British policy recognises that insurance premiums imposed only on the employed population are inappropriate for services that are nation-wide. The British reliance on general taxation for the health services is logical, and it is fine when increases in general taxation are politically acceptable. When they are not, automatic increases in health insurance contributions as earnings rise, as happens in Germany, has proved the more reliable form of support.


3. My final point relates to British State control over medical provision.

As I have just pointed out, from the British point of view compulsory insurance is about social security. From the German point of view it is also about the provision of medical treatment. Not merely because pension boards provided treatment for TB, VD and certain other lingering diseases. Nor because accident insurance bodies supported rehabilitation clinics. But first and foremost because German sickness funds financed medical treatment for their members, as British Friendly Societies had done and as approved societies under National Health Insurance never did. That was a matter in which Lloyd George in 1911 did not follow the example set by existing forms of sickness insurance, whether voluntary in Britain or compulsory in Germany. Not because he had never intended to, but because he was blown off course by the industrial insurance lobby, whose political power had to be accommodated. In consequence, instead of entering into contracts with approved societies, as had originally been assumed, doctors were able to ensure that the level of their remuneration and their conditions of service depended on the State. Approved societies were merely agencies for the distribution of cash to their members. It was the government, and especially the Chancellor of the Exchequer, with whom the British Medical Association had to come to terms over the conditions under which they were to provide medical treatment.

That contrasts sharply with the way in which the State in Germany kept out of issues of remuneration of doctors and of their access to insurance patients. There the medical association negotiated with the national associations of the various kinds of sickness funds, who controlled the money and obtained it on an expanding basis from the contributions of their members.

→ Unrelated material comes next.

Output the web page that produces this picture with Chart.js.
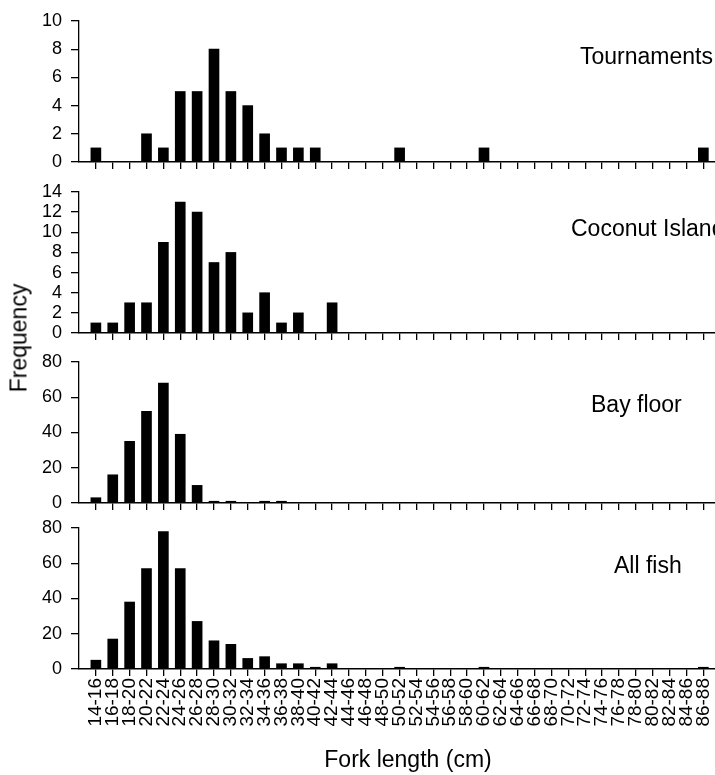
<!DOCTYPE html>
<html>
<head>
<meta charset="utf-8">
<script src="https://cdn.jsdelivr.net/npm/chart.js@4/dist/chart.umd.min.js"></script>
<style>
  html, body { margin: 0; padding: 0; background: #fff; }
  #wrap { position: relative; width: 715px; height: 775px; overflow: hidden; background: #fff; }
  canvas { position: absolute; left: 0; }
  #ytitle { position: absolute; left: 19px; top: 338px; font-family: 'Liberation Sans', Arial, sans-serif; font-size: 23px; color: #000;
            transform: translate(-50%, -50%) rotate(-90deg); white-space: nowrap; line-height: 1; }
</style>
</head>
<body>
<div id="wrap">
  <canvas id="c1" width="715" height="174" style="top:0px"></canvas>
  <canvas id="c2" width="715" height="174" style="top:171px"></canvas>
  <canvas id="c3" width="715" height="174" style="top:341px"></canvas>
  <canvas id="c4" width="715" height="268" style="top:507px"></canvas>
  <div id="ytitle">Frequency</div>
</div>
<script>
const categories = ["14-16","16-18","18-20","20-22","22-24","24-26","26-28","28-30","30-32","32-34",
  "34-36","36-38","38-40","40-42","42-44","44-46","46-48","48-50","50-52","52-54",
  "54-56","56-58","58-60","60-62","62-64","64-66","66-68","68-70","70-72","72-74",
  "74-76","76-78","78-80","80-82","82-84","84-86","86-88"];

const tournaments = [1,0,0,2,1,5,5,8,5,4, 2,1,1,1,0,0,0,0,1,0, 0,0,0,1,0,0,0,0,0,0, 0,0,0,0,0,0,1];
const coconutIsland = [1,1,3,3,9,13,12,7,8,2, 4,1,2,0,3,0,0,0,0,0, 0,0,0,0,0,0,0,0,0,0, 0,0,0,0,0,0,0];
const bayFloor = [3,16,35,52,68,39,10,1,1,0, 1,1,0,0,0,0,0,0,0,0, 0,0,0,0,0,0,0,0,0,0, 0,0,0,0,0,0,0];
const allFish = [5,17,38,57,78,57,27,16,14,6, 7,3,3,1,3,0,0,0,1,0, 0,0,0,1,0,0,0,0,0,0, 0,0,0,0,0,0,1];

const panelNames = ["Tournaments","Coconut Island","Bay floor","All fish"];
const yMax = [10, 14, 80, 80];
const yStep = [2, 2, 20, 20];
const xTitle = "Fork length (cm)";

const FONT = "'Liberation Sans', Arial, Helvetica, sans-serif";
const titlePos = [[580, 58], [571, 59], [591, 65], [614, 60]];

function textPlugin(items) {
  return {
    id: 'panelText',
    afterDraw(chart) {
      const ctx = chart.ctx;
      ctx.save();
      ctx.fillStyle = '#000';
      ctx.textBaseline = 'middle';
      items.forEach(it => {
        ctx.font = "23px " + FONT;
        ctx.textAlign = it.align;
        ctx.fillText(it.text, it.x, it.y);
      });
      ctx.restore();
    }
  };
}

function makePanel(id, values, idx, isBottom) {
  const ctx = document.getElementById(id).getContext('2d');
  const items = [{ text: panelNames[idx], x: titlePos[idx][0], y: titlePos[idx][1], align: 'left' }];
  if (isBottom) items.push({ text: xTitle, x: 408, y: 254, align: 'center' });
  return new Chart(ctx, {
    type: 'bar',
    data: {
      datasets: [{
        data: values.map((v, i) => ({ x: i, y: v })),
        backgroundColor: '#000',
        borderWidth: 0,
        barThickness: 10
      }]
    },
    options: {
      responsive: false,
      animation: false,
      layout: { padding: { top: 21, left: 0, right: 0, bottom: 0 } },
      plugins: { legend: { display: false }, tooltip: { enabled: false } },
      scales: {
        x: {
          type: 'linear',
          min: -1,
          max: 36.69,
          offset: false,
          afterBuildTicks: (s) => { s.ticks = categories.map((c, i) => ({ value: i })); },
          afterFit: (s) => { s.height = isBottom ? 106 : 12; s.paddingLeft = 0; s.paddingRight = 0; },
          ticks: {
            display: isBottom,
            autoSkip: false,
            maxRotation: 90,
            minRotation: 90,
            padding: 2,
            color: '#000',
            font: { family: FONT, size: 19 },
            callback: (v) => categories[v]
          },
          grid: { drawOnChartArea: false, drawTicks: true, tickLength: 7, color: '#000', lineWidth: 1.3, offset: false },
          border: { display: true, color: '#000', width: 1.6 }
        },
        y: {
          min: 0,
          max: yMax[idx],
          afterFit: (s) => { s.width = 79; s.paddingTop = 0; s.paddingBottom = 0; },
          ticks: {
            stepSize: yStep[idx],
            autoSkip: false,
            padding: 9,
            color: '#000',
            font: { family: FONT, size: 18 }
          },
          grid: { drawOnChartArea: false, drawTicks: true, tickLength: 8, color: '#000', lineWidth: 1.3 },
          border: { display: true, color: '#000', width: 1.3 }
        }
      }
    },
    plugins: [textPlugin(items)]
  });
}

makePanel('c1', tournaments, 0, false);
makePanel('c2', coconutIsland, 1, false);
makePanel('c3', bayFloor, 2, false);
makePanel('c4', allFish, 3, true);
</script>
</body>
</html>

That expanding income from graduated contributions is highly relevant. Even had British Friendly Societies been able to retain some of their previous control over doctors, the State would still have had to subsidise the cost of medical treatment. The minimal flat- rate contribution could not have paid the cost. If only for that reason, the chancellor of the exchequer could not have kept out of bargaining over salary levels between doctors and approved societies. He would have had to pick up the bill. So yet again, adherence to flat-rate contributions is central. The struggle over who controls whom, a struggle that drove doctors in both countries to threaten strike action, and in Germany actually to carry out their threat, was in the British case played out within the financial parameters that this created. For when the government has to subsidise, it is the government that will ultimately be the body that controls.



Thus the State in Britain has directly financed medical treatment not merely since the introduction of the National Health Service in 1948 but from the inception of National Health Insurance in 1911. By contrast in Germany contributions graduated according to income have been in some form or other a feature of the country’s health insurance since it turned its back on poor law priorities in 1883.
Between them these elements have produced a fundamental difference of attitude to social insurance. Sometimes this has been due to British distrust of compulsion and its restrictive consequences; sometimes to British preference for taxation and its greater inclusiveness. The outcome is clear. In matters of social insurance British policy has been restrictive and German policy expansive. That pattern was established by 1914 and is still with us today. Its consequences have affected the lives of British and German citizens in significant ways.